JAKARTA – Yayasan Lembaga Bantuan Hukum Indonesia (YLBHI) mengecam pelaporan terhadap anggota masyarakat sipil yang melakukan aksi protes saat rapat tertutup pembahasan RUU TNI di Hotel Fairmont, Jakarta, pada Sabtu (15/3/2025).
Ketua YLBHI, Muhammad Isnur, menilai laporan tersebut sebagai bentuk pembungkaman terhadap suara kritis masyarakat yang menolak revisi Undang-Undang Nomor 34 Tahun 2004 tentang Tentara Nasional Indonesia (UU TNI).
“Kami melihat bahwa laporan tersebut merupakan upaya untuk membungkam kritik masyarakat terhadap revisi UU TNI,” ujar Isnur kepada wartawan, Senin (17/3/2025).
Ia menegaskan laporan kepolisian terhadap koalisi masyarakat sipil tidak memiliki dasar hukum yang kuat dan seharusnya tidak diproses lebih lanjut. Namun, ia menyayangkan respons cepat kepolisian dalam menindaklanjuti laporan tersebut.
“Ironisnya, laporan ini, yang jelas merupakan bagian dari SLAPP (Strategic Lawsuit Against Public Participation), justru segera ditindaklanjuti oleh pihak kepolisian,” kata Isnur.
Ia juga mengungkapkan Polda Metro Jaya telah mengeluarkan panggilan klarifikasi terhadap Komisi untuk Orang Hilang dan Korban Tindak Kekerasan (KontraS).
“Kontras baru saja menerima panggilan klarifikasi dari Polda Metro Jaya untuk malam ini. Panggilan ini, jika merujuk pada KUHAP, tidak sah dan tidak sepatutnya dilakukan,” jelasnya.
Isnur menilai proses revisi UU TNI yang tengah berlangsung di DPR dan pemerintah lebih banyak merugikan rakyat.
Ia menyoroti bahwa revisi tersebut berpotensi menghidupkan kembali konsep dwifungsi ABRI, yang bisa membahayakan masyarakat.
Lebih lanjut, Isnur mengkritik jalannya pembahasan yang dinilai tidak transparan dan tidak demokratis. “Kenapa justru rakyat yang menyampaikan kritik dan protes terhadap revisi ini malah diancam dengan laporan pidana?” tanyanya.

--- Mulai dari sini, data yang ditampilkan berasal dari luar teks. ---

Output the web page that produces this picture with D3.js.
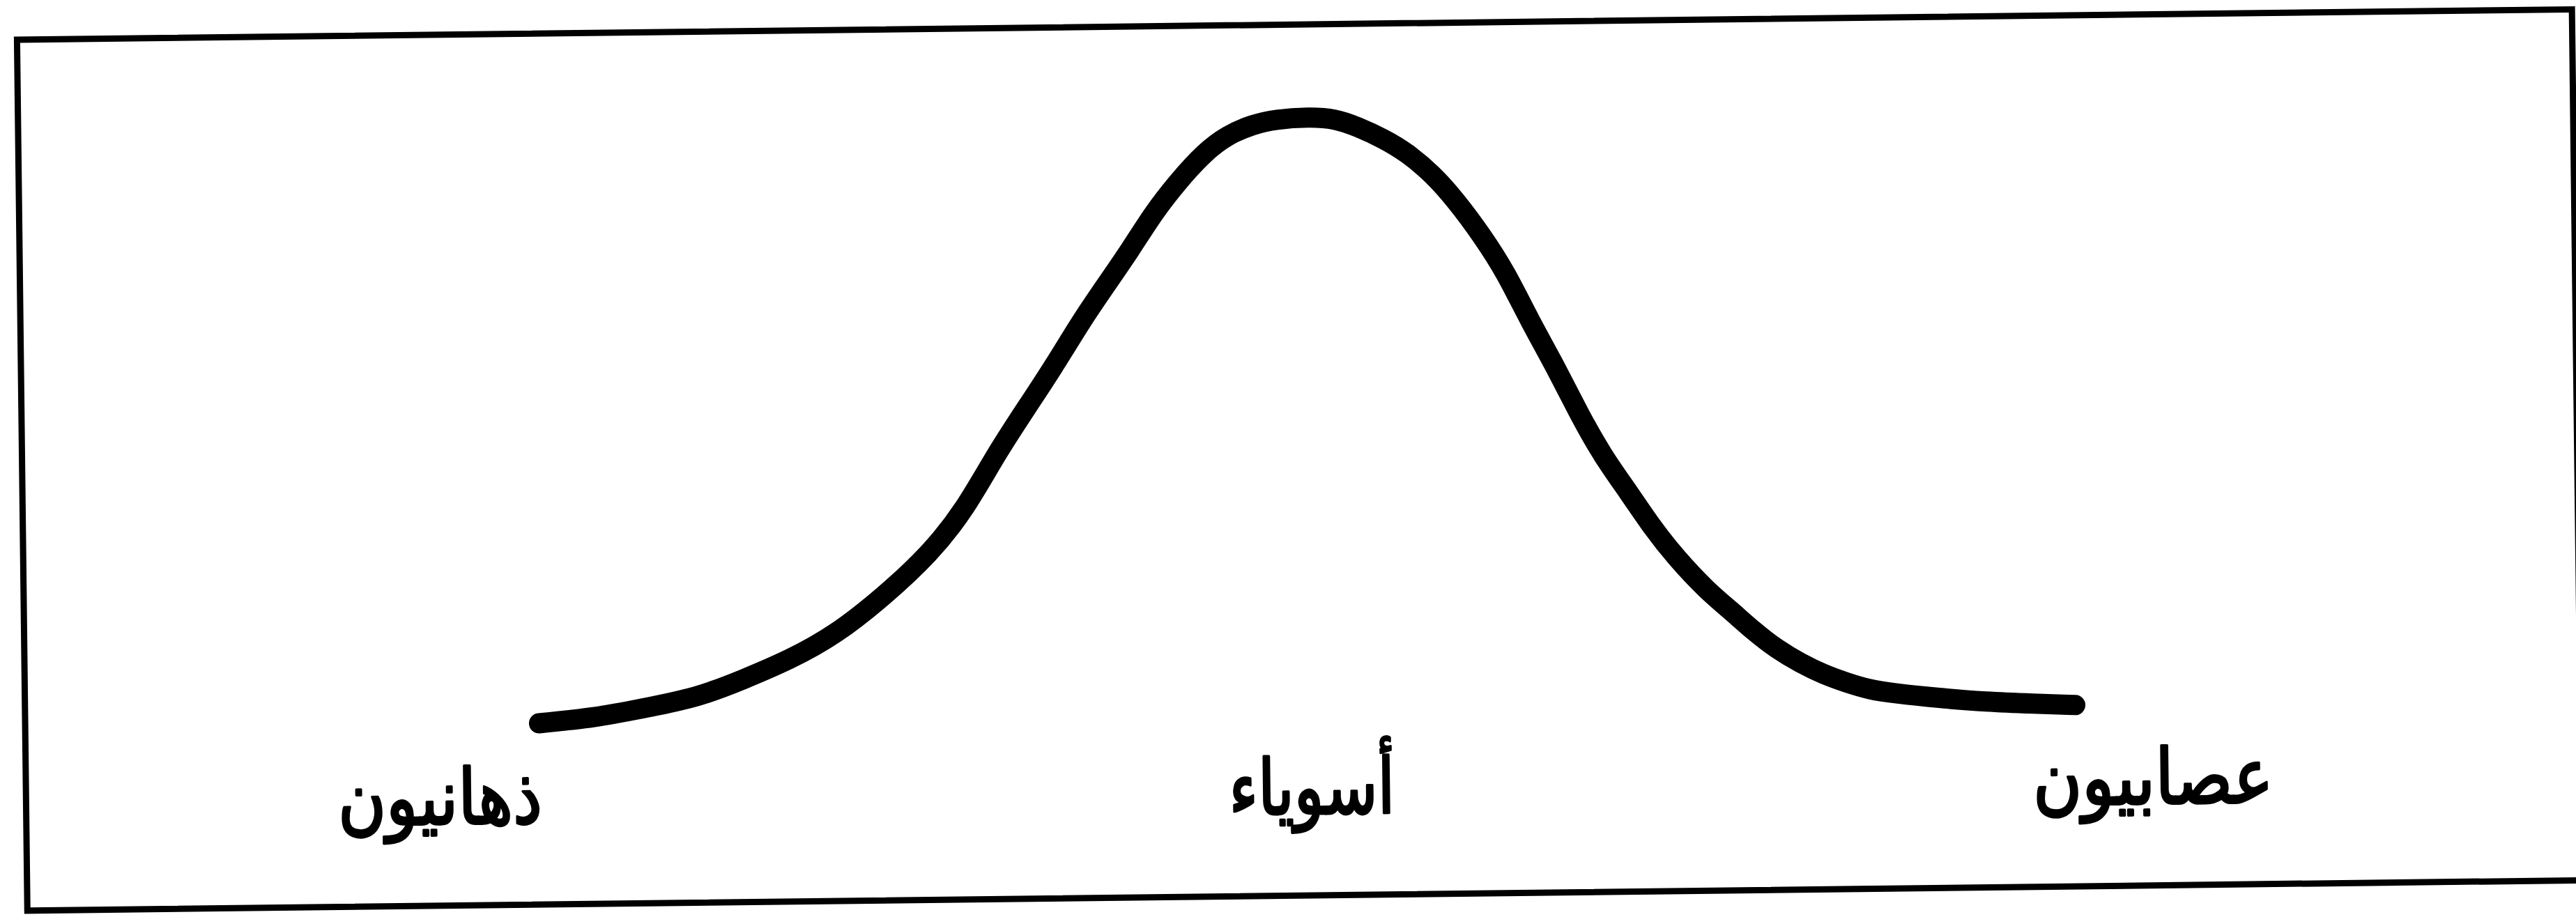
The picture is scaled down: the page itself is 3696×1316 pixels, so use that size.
<!DOCTYPE html>
<html>
<head>
<meta charset="utf-8">
<script src="https://cdn.jsdelivr.net/npm/d3@7"></script>
<style>
  html, body { margin: 0; padding: 0; background: #fff; }
  svg { display: block; }
</style>
</head>
<body>
<div id="chart"></div>
<script>
// curve: position in standard deviations, height relative to the peak
var scores = [-3.01, -2.79, -2.61, -2.39, -2.21, -2.03, -1.85, -1.66, -1.48, -1.34, -1.21, -1.07,
    -0.97, -0.88, -0.78, -0.68, -0.59, -0.49, -0.39, -0.30, -0.20, -0.11, 0.02, 0.12, 0.21, 0.31,
    0.40, 0.50, 0.59, 0.69, 0.78, 0.87, 0.97, 1.06, 1.15, 1.25, 1.34, 1.43, 1.55, 1.64, 1.73,
    1.82, 1.91, 2.00, 2.09, 2.18, 2.27, 2.45, 2.63, 2.82, 2.98];
var heights = [0.023, 0.031, 0.045, 0.062, 0.091, 0.122, 0.162, 0.224, 0.292, 0.364, 0.459, 0.545,
    0.608, 0.669, 0.729, 0.788, 0.847, 0.899, 0.944, 0.972, 0.989, 0.997, 1.000, 0.997, 0.983, 0.963,
    0.940, 0.904, 0.860, 0.802, 0.742, 0.663, 0.586, 0.508, 0.439, 0.379, 0.321, 0.272, 0.217, 0.185, 0.150,
    0.120, 0.097, 0.078, 0.064, 0.052, 0.046, 0.037, 0.030, 0.026, 0.023];

var categories = ['ذهانيون', 'أسوياء', 'عصابيون'];
var categoryScores = [-3.4, 0, 3.28];

var width = 3696,
    height = 1316,
    labelWidths = [293, 238, 345];

var svg = d3.select('#chart').append('svg')
    .attr('width', width)
    .attr('height', height);

var x = d3.scaleLinear().domain([-3, 3]).range([772, 2980]),
    y = d3.scaleLinear().domain([0, 1]).range([1045, 168]);

// the scanned page sits slightly askew
var page = svg.append('g').attr('transform', 'rotate(-0.68, 1878, 600)');

page.append('rect')
    .attr('x', 31)
    .attr('y', 35)
    .attr('width', 3666)
    .attr('height', 1250)
    .attr('fill', 'none')
    .attr('stroke', '#000')
    .attr('stroke-width', 9);

var line = d3.line()
    .x(d => x(d[0]))
    .y(d => y(d[1]))
    .curve(d3.curveBasis);

page.append('path')
    .datum(d3.zip(scores, heights))
    .attr('d', line)
    .attr('fill', 'none')
    .attr('stroke', '#000')
    .attr('stroke-width', 29)
    .attr('stroke-linecap', 'round')
    .attr('stroke-linejoin', 'round');

page.selectAll('text.label')
    .data(categories)
    .join('text')
    .attr('class', 'label')
    .attr('x', (d, i) => x(categoryScores[i]))
    .attr('y', 1168)
    .attr('text-anchor', 'middle')
    .attr('direction', 'rtl')
    .attr('font-family', '"DejaVu Sans", sans-serif')
    .attr('font-size', 110)
    .attr('stroke', '#000')
    .attr('stroke-width', 3.5)
    .attr('stroke-linejoin', 'round')
    .attr('textLength', (d, i) => labelWidths[i])
    .attr('lengthAdjust', 'spacingAndGlyphs')
    .attr('fill', '#000')
    .text(d => d);
</script>
</body>
</html>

Isnur menduga bahwa laporan yang diajukan oleh pihak keamanan Hotel Fairmont Jakarta merupakan bagian dari upaya kriminalisasi dan pembungkaman terhadap kebebasan berekspresi.
“Terlebih, laporan ini muncul setelah aksi protes masyarakat sipil yang menginterupsi rapat tertutup antara Panja DPR RI dan pemerintah terkait RUU TNI, yang diduga berupaya menghidupkan kembali praktik dwifungsi ABRI,” ujarnya.
Ia juga menilai bahwa pasal-pasal yang digunakan dalam laporan tersebut tidak relevan dengan fakta yang terjadi di lapangan.
Diketahui, dalam sebuah rekaman video yang beredar, tiga aktivis dari Koalisi Masyarakat Sipil untuk Sektor Keamanan menyampaikan kritik mereka secara damai terhadap proses revisi UU TNI yang dinilai dilakukan secara tertutup oleh DPR dan pemerintah.
Isnur menegaskan bahwa pembahasan RUU ini melanggar aturan pembentukan undang-undang yang seharusnya dilakukan secara transparan dan melibatkan partisipasi publik.
“Laporan terhadap aktivis yang menyampaikan kritik ini tidak memiliki dasar hukum yang jelas. Konstitusi menjamin hak warga negara untuk mengawasi, mengkritik, dan mengingatkan wakil rakyat. Oleh karena itu, laporan ini bertentangan dengan prinsip demokrasi,” tambahnya.
Sebelumnya, tiga aktivis dari koalisi masyarakat sipil memasuki ruang rapat pembahasan RUU TNI di Hotel Fairmont. Mereka kemudian dihalangi dan didorong keluar oleh seseorang yang diduga merupakan bagian dari protokoler.
Tak lama setelah insiden tersebut, Wakil Koordinator Bidang Eksternal KontraS, Andrie Yunus, mengaku mengalami intimidasi dari seseorang berpostur tegap yang tidak dikenal. Aksi teror itu terjadi di Kantor KontraS beberapa jam setelah insiden penggerudukan di Hotel Fairmont.